The reporting on the PSV – Arsenal matches of the past two weeks has been truly appalling. From Russian mafia conspiracy theories to negative tactics to the worst football product in recent years. And I don’t even read the Sun.
Simple fact: PSV scored more goals than Arsenal (in fact, they scored all goals). You generally don’t advance without scoring a goal. You cannot blame the other team for having a better understanding of this concept.
Here’s another one: PSV, with Valencia, are the only club left in the Champions League not amongst the 20 richest football clubs in Europe. Why? Because it’s not in the Premier League! It might be hard to believe, but football clubs outside the UK tend not to make so much money (one reason is that admission prices are below an average working day salary), and thus don’t have much to spend on the best of the best. Great local talent is snatched away – to be fair, PSV does the same locally, by attracting youngsters from smaller Dutch clubs, but only for them to be lured away by the money making machines elsewhere. And even if you’re lucky on the transfer market, your star player will not stay for more than two years. It’s only a matter of time until Farfan enters the global spotlight.

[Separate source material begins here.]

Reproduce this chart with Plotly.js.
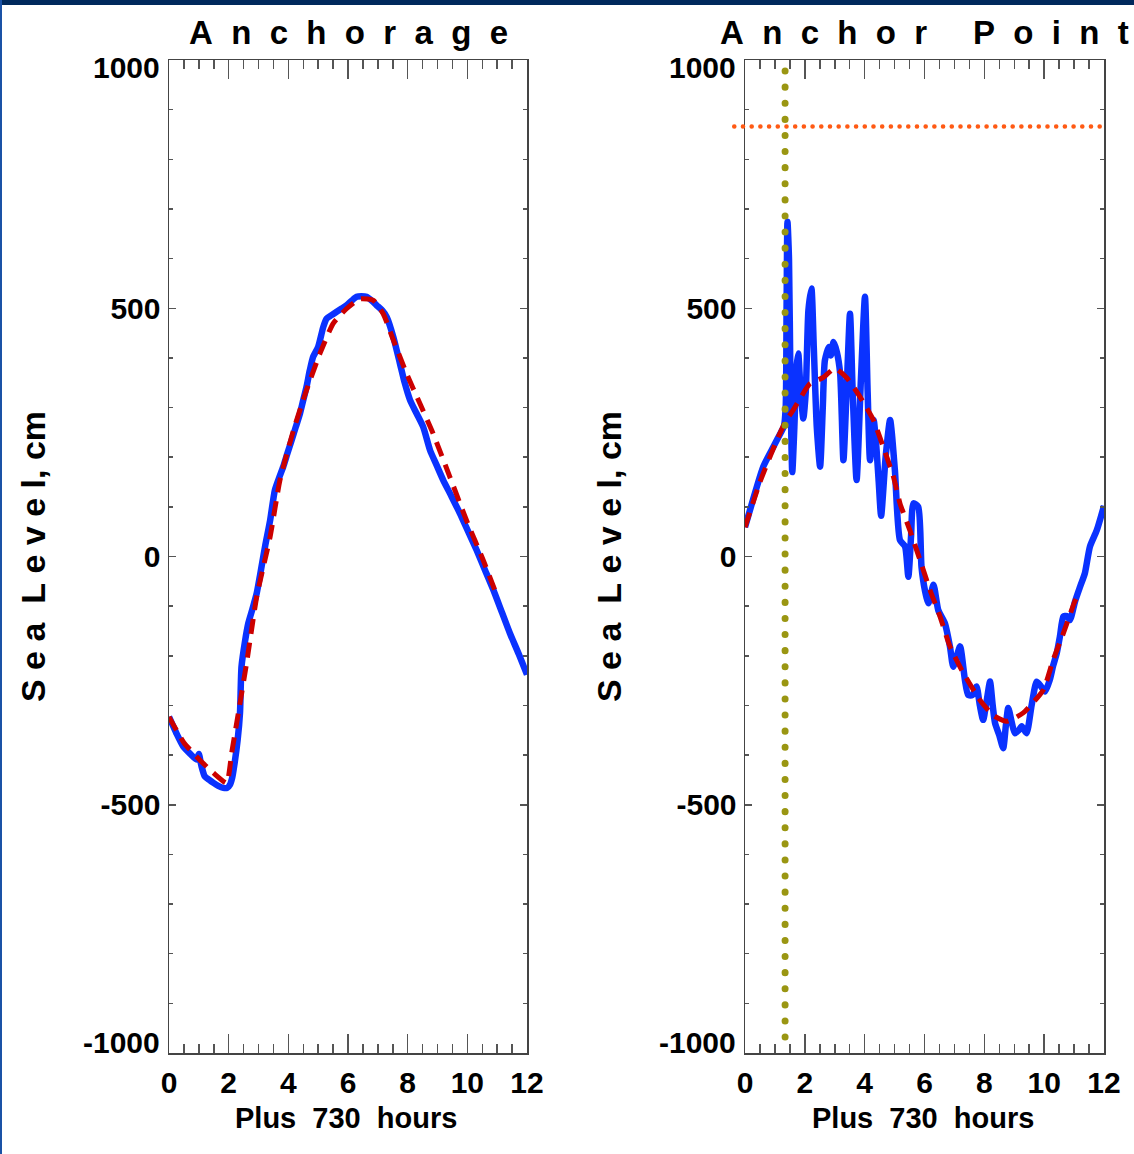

With restricted means, you have to be clever. Guus Hiddink managed to take PSV to the second round in the Champions League twice in a row with two rather dissimilar teams. He had a slightly more versatile selection than Ronald Koeman is managing this year, so he could be a bit more adventurous, but the big difference with PSV’s game from the 1990s is its serenity. The defence is solid, and with arguably the best goalkeeper in the world, there isn’t a lot of pressure on the team to make the game. And that one goal will come, as we’ve seen twice now.
A report in the Guardian noted more irony: how Arsenal appears to be the last stronghold of the revelled Dutch total football, whereas one cannot get further away from this system than with Dutch champions PSV’s game. Or even worse: how if PSV are the Dutch champions, the quality of the Dutch league must be rather poor. But who is to blame?
PSV manages to get maximum return out of its input. Perhaps it’s a shame it involves “negative tactics” and a star player on loan from a competitor. Perhaps it’s more of a shame it had to resort to such means, forced by the economic ways of the game.